▶ **Dataset excerpt**
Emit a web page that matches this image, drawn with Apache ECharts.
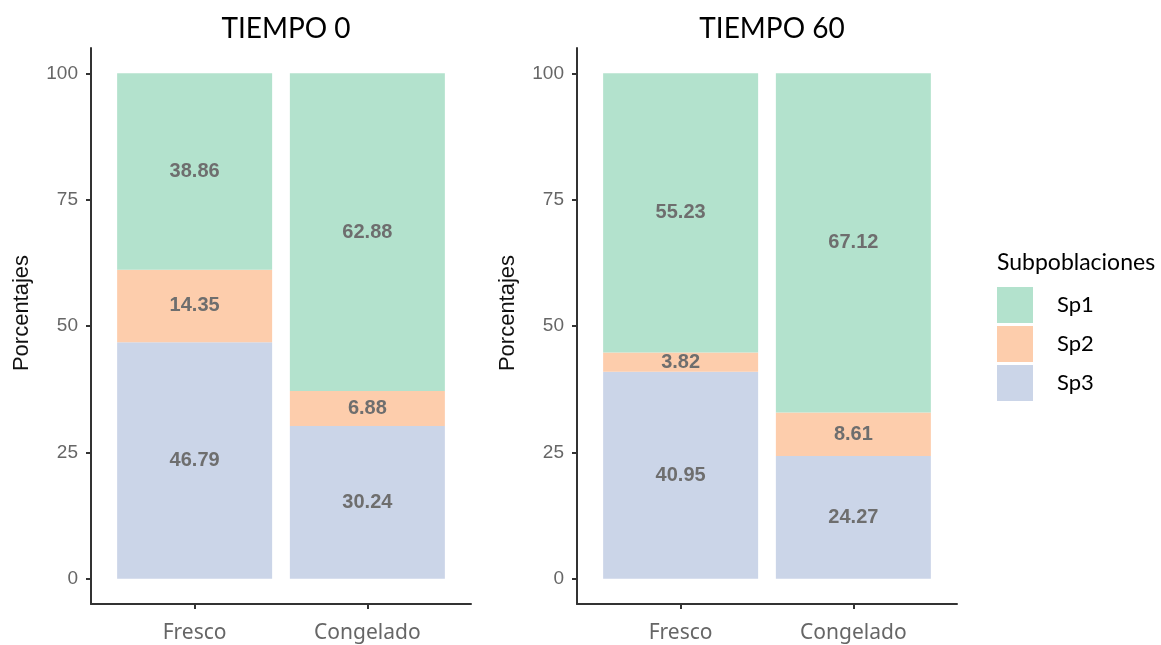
<!DOCTYPE html>
<html>
<head>
<meta charset="utf-8">
<script src="https://cdn.jsdelivr.net/npm/echarts@6/dist/echarts.min.js"></script>
<style>
  html, body { margin: 0; padding: 0; background: #ffffff; }
  #chart { width: 1161px; height: 645px; }
</style>
</head>
<body>
<div id="chart"></div>
<script>
// Categories, panels and subpopulation shares (percent)
const categories = ['Fresco', 'Congelado'];
const panelTitles = ['TIEMPO 0', 'TIEMPO 60'];
const subpops = ['Sp1', 'Sp2', 'Sp3'];

const sp1Tiempo0 = [38.86, 62.88];
const sp2Tiempo0 = [14.35, 6.88];
const sp3Tiempo0 = [46.79, 30.24];

const sp1Tiempo60 = [55.23, 67.12];
const sp2Tiempo60 = [3.82, 8.61];
const sp3Tiempo60 = [40.95, 24.27];

const yTicks = [0, 25, 50, 75, 100];
const xSlots = [1, 2];

const colors = { Sp1: '#b3e2cd', Sp2: '#fdcdac', Sp3: '#cbd5e8' };

const panelData = [
  { Sp1: sp1Tiempo0, Sp2: sp2Tiempo0, Sp3: sp3Tiempo0 },
  { Sp1: sp1Tiempo60, Sp2: sp2Tiempo60, Sp3: sp3Tiempo60 }
];

const gridLefts = [91, 577];
const grids = gridLefts.map(l => ({ left: l, top: 48, width: 380, height: 556 }));

const axisColor = '#333333';
const tickLabelColor = '#666666';

const xAxes = grids.map((g, i) => ({
  type: 'value',
  gridIndex: i,
  min: 0.4,
  max: 2.6,
  splitLine: { show: false },
  axisLine: { show: true, onZero: false, lineStyle: { color: axisColor, width: 2 } },
  axisTick: { show: true, customValues: xSlots, length: 5, lineStyle: { color: axisColor, width: 2 } },
  axisLabel: {
    customValues: xSlots,
    formatter: v => categories[Math.round(v) - 1],
    color: tickLabelColor,
    fontFamily: 'Noto Sans',
    fontSize: 21,
    margin: 19
  }
}));

const yAxes = grids.map((g, i) => ({
  type: 'value',
  gridIndex: i,
  min: -5,
  max: 105,
  name: 'Porcentajes',
  nameLocation: 'middle',
  nameRotate: 90,
  nameGap: 58,
  nameTextStyle: {
    color: '#111111',
    fontFamily: 'Liberation Sans',
    fontSize: 22,
    padding: [0, 0, 0, 26]
  },
  splitLine: { show: false },
  axisLine: { show: true, onZero: false, lineStyle: { color: axisColor, width: 2 } },
  axisTick: { show: true, customValues: yTicks, length: 5, lineStyle: { color: axisColor, width: 2 } },
  axisLabel: {
    customValues: yTicks,
    color: tickLabelColor,
    fontFamily: 'Liberation Sans',
    fontSize: 19,
    margin: 13
  }
}));

// Stack from the bottom: Sp3, then Sp2, then Sp1 on top.
// Each item is [share, slot]; the share column comes first so it is the stacked one.
const stackOrder = ['Sp3', 'Sp2', 'Sp1'];
const series = [];
panelData.forEach((panel, i) => {
  stackOrder.forEach(name => {
    series.push({
      name: name,
      type: 'bar',
      xAxisIndex: i,
      yAxisIndex: i,
      stack: 'panel' + i,
      barWidth: 155,
      encode: { x: 1, y: 0 },
      itemStyle: { color: colors[name] },
      label: {
        show: true,
        position: 'inside',
        formatter: p => p.value[0].toFixed(2),
        color: '#6e6e6e',
        fontFamily: 'Liberation Sans',
        fontWeight: 'bold',
        fontSize: 20
      },
      data: xSlots.map((x, k) => [panel[name][k], x])
    });
  });
});

const titles = panelTitles.map((t, i) => ({
  text: t,
  left: gridLefts[i] + 190,
  textAlign: 'center',
  top: 10,
  textStyle: { fontFamily: 'Lato', fontWeight: 'normal', fontSize: 28, color: '#000000' }
}));
titles.push({
  text: 'Subpoblaciones',
  left: 997,
  top: 251,
  padding: 0,
  textStyle: { fontFamily: 'Lato', fontWeight: 'normal', fontSize: 23, color: '#000000' }
});

const chart = echarts.init(document.getElementById('chart'), null, { renderer: 'canvas' });
chart.setOption({
  animation: false,
  backgroundColor: '#ffffff',
  title: titles,
  grid: grids,
  xAxis: xAxes,
  yAxis: yAxes,
  legend: {
    data: subpops,
    orient: 'vertical',
    left: 997,
    top: 287,
    padding: 0,
    itemWidth: 36,
    itemHeight: 36,
    itemGap: 3,
    icon: 'rect',
    selectedMode: false,
    textStyle: { fontFamily: 'Lato', fontSize: 22, color: '#000000', padding: [0, 0, 0, 19] }
  },
  series: series
});
</script>
</body>
</html>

▶ **Your instructions**
Repeat the lines above, starting at the first and stopping after the line that holds "const xSlots = [1, 2];", with the pictures left out.

▶ **Expected answer**
Emit a web page that matches this image, drawn with Apache ECharts.
<!DOCTYPE html>
<html>
<head>
<meta charset="utf-8">
<script src="https://cdn.jsdelivr.net/npm/echarts@6/dist/echarts.min.js"></script>
<style>
  html, body { margin: 0; padding: 0; background: #ffffff; }
  #chart { width: 1161px; height: 645px; }
</style>
</head>
<body>
<div id="chart"></div>
<script>
// Categories, panels and subpopulation shares (percent)
const categories = ['Fresco', 'Congelado'];
const panelTitles = ['TIEMPO 0', 'TIEMPO 60'];
const subpops = ['Sp1', 'Sp2', 'Sp3'];

const sp1Tiempo0 = [38.86, 62.88];
const sp2Tiempo0 = [14.35, 6.88];
const sp3Tiempo0 = [46.79, 30.24];

const sp1Tiempo60 = [55.23, 67.12];
const sp2Tiempo60 = [3.82, 8.61];
const sp3Tiempo60 = [40.95, 24.27];

const yTicks = [0, 25, 50, 75, 100];
const xSlots = [1, 2];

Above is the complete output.